The Given Problem is
$Features$ $(x_1,y_1),....(x_N,y_N)$ $where y_1,...y_N\in{-1,1}$ which is also the primal problem is given as 
\begin{equation}
Minimize \; w^T.w+C\sum_{i=1}^N\xi_i \; where 
\\
Subject\;to\;y_i(w^T.x_i)\geq1-\xi_i
\\
and\;\;\xi_i\geq0 
\end{equation}
The inequality constraints can be expressed as 
\begin{equation}
2-y_i(w^T.x_i)-\xi_i\leq0
\\
1-\xi\leq0
\end{equation}
To solve it using the Dual Method we will be converting it to Lagrange form.
The Lagrange form of the problem is given as 
\begin{equation}
L(w,\alpha) = w^T.w+C\sum_{i=1}^N\xi_i + \alpha_1(2-y_i(w^T.x_i)-\xi_i)+\alpha_2(1-\xi)
\end{equation}
where $\alpha_1$ & $\alpha_2$ are the Lagrange Multipliers or the KKT multipliers where $\alpha_i\geq0$.
Set the partial derivative function to Zero.
\begin{equation}
\partial_wL = 2w - \alpha_1y_ix_i= 0
\\
w = \frac{\alpha_1y_ix_i}{2}
\end{equation}
The marigin is given as
\begin{equation}
\gamma = y\frac{w^Tw+b}{||w||}
\end{equation}
In SVM the a criterion is defined by a decision surface that maximally far away from any data point and the distance between the decision surface to the closest data point is called the marigin.The marigin needs to be maximized because the points nearer to the decision surface has high uncertainity with the decision function which classifies the data point where as a large marigin gives low uncertain classifications.This allows to handle small miscalculations and errors in the data sets. 

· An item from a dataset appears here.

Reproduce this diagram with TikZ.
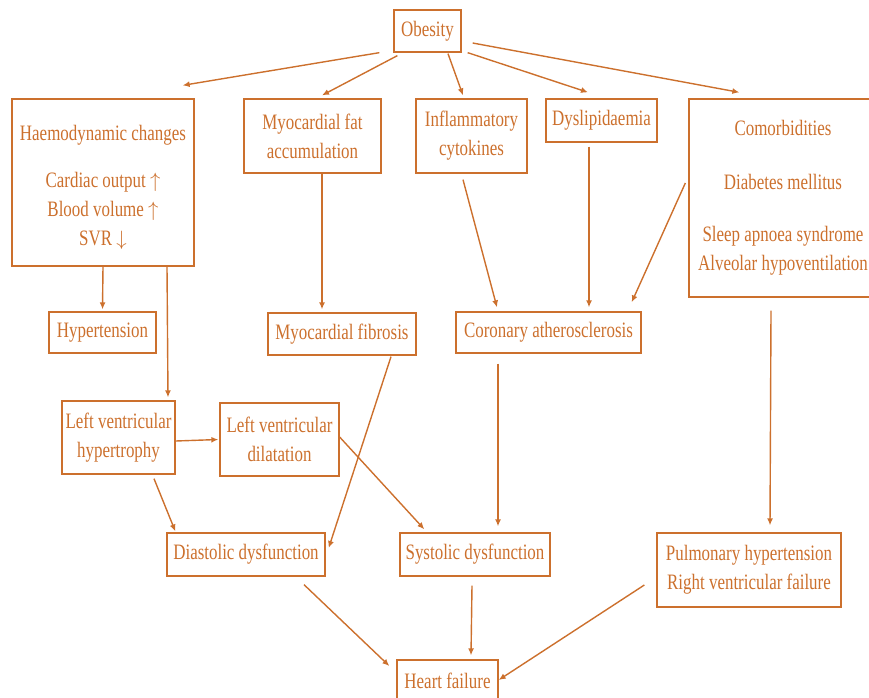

Solving Dual problem is beneficial over primal problem because in Primal problem we only obtain the optimal $w$ where as in the Dual problem we take $\alpha_i$ in consideration.The $\alpha_i$ is useful because it decides the importance of the subjected features and computation of the classification can be faster than computing the scalar product $w^Tx$ directly in the case of the primal problem.